Set down the data below from its first line to the line holding "const errorsGenta = [0.1, 1.32, 0.15, 0.38, 0.75, 0.4, 0.55];", inclusive; omit all pictures.

▸ DATA BLOCK:
========================
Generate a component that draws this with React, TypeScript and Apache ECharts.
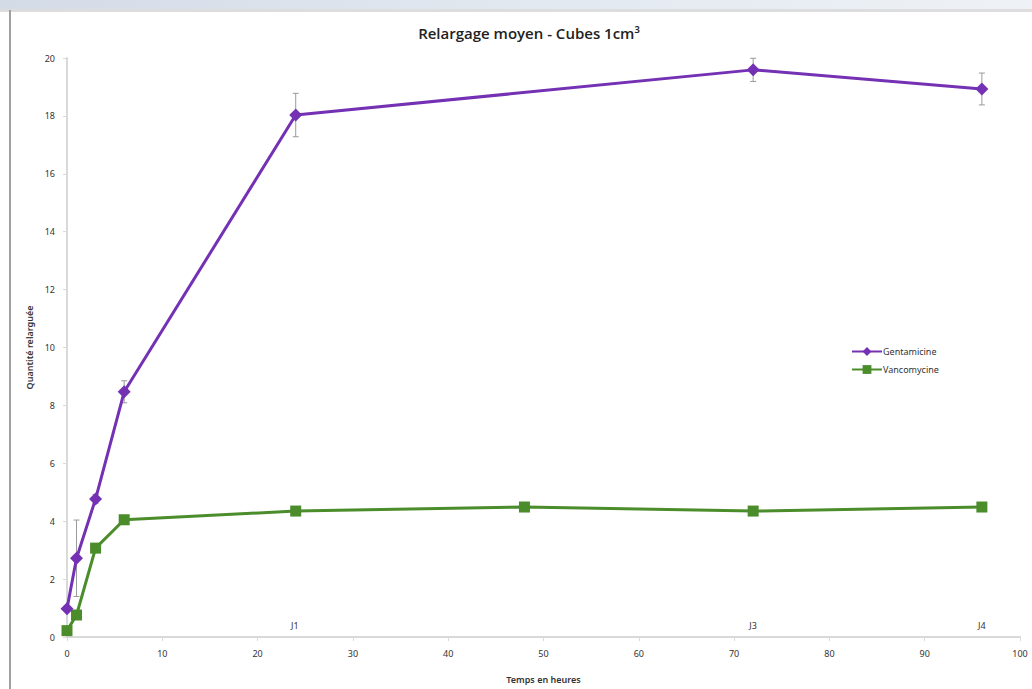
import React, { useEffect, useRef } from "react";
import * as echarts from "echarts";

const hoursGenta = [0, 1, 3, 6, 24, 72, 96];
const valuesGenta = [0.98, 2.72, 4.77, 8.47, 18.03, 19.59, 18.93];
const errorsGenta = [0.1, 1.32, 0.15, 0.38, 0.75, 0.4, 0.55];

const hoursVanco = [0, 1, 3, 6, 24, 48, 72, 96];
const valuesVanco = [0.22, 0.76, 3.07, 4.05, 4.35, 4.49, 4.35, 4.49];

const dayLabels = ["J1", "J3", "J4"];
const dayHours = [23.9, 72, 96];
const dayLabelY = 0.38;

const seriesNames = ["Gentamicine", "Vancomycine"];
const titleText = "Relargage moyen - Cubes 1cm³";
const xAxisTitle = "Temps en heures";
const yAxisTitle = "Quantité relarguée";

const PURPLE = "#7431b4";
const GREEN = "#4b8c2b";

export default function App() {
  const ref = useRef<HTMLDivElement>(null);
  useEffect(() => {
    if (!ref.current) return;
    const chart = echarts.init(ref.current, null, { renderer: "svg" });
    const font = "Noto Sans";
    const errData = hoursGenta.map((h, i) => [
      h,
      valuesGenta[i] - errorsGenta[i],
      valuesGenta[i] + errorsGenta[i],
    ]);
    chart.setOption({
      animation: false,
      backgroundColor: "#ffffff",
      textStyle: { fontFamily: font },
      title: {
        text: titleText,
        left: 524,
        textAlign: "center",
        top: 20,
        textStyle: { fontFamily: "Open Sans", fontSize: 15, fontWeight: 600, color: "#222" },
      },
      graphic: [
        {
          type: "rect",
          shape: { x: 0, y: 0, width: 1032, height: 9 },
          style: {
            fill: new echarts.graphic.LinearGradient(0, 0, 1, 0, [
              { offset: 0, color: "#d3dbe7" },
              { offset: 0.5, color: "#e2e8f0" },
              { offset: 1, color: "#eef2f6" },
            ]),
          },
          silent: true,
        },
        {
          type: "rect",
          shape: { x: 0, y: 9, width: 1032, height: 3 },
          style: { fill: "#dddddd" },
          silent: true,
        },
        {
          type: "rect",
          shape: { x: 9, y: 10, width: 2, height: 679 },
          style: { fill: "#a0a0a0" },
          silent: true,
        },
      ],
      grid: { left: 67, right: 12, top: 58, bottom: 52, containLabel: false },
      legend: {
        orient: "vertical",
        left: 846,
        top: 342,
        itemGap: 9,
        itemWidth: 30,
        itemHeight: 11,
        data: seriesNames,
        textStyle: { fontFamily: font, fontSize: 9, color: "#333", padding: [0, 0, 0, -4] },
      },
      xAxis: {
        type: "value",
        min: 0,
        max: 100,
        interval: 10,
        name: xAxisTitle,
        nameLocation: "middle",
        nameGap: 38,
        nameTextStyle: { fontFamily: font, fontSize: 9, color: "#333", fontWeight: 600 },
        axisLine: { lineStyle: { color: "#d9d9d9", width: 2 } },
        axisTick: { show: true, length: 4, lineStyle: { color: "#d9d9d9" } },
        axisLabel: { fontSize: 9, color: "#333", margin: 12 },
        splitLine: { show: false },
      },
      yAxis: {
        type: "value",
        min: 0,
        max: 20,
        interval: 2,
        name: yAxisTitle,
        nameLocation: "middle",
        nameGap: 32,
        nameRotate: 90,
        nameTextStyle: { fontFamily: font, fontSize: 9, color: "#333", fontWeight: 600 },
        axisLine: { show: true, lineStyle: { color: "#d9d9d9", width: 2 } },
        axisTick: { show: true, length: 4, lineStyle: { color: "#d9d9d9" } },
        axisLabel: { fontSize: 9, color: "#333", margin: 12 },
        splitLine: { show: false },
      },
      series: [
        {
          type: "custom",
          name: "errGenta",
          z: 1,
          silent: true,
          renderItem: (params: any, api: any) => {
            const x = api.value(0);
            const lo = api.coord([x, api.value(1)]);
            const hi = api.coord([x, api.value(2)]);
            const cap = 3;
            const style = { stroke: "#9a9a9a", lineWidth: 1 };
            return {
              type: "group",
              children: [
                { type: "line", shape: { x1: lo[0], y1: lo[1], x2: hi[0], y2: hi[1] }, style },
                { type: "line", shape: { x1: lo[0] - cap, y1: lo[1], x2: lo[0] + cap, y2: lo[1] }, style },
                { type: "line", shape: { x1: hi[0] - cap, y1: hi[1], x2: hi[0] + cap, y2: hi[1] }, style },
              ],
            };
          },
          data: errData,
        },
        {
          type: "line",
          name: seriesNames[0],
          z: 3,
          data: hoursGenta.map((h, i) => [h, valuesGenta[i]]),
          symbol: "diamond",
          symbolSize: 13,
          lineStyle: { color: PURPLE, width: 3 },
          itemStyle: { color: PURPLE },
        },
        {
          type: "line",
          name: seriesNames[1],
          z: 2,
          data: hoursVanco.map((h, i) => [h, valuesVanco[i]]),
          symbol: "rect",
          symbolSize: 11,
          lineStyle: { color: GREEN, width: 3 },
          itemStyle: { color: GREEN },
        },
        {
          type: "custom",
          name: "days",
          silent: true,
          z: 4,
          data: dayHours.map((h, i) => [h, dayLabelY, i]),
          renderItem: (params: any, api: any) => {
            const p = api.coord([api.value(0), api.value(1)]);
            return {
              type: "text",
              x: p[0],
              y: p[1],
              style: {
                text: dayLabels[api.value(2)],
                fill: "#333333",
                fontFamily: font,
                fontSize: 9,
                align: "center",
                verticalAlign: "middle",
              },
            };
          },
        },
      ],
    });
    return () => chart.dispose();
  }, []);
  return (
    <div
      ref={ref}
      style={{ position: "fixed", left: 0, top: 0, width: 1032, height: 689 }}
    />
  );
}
========================
▸ COMPLETE RESPONSE:
Generate a component that draws this with React, TypeScript and Apache ECharts.
import React, { useEffect, useRef } from "react";
import * as echarts from "echarts";

const hoursGenta = [0, 1, 3, 6, 24, 72, 96];
const valuesGenta = [0.98, 2.72, 4.77, 8.47, 18.03, 19.59, 18.93];
const errorsGenta = [0.1, 1.32, 0.15, 0.38, 0.75, 0.4, 0.55];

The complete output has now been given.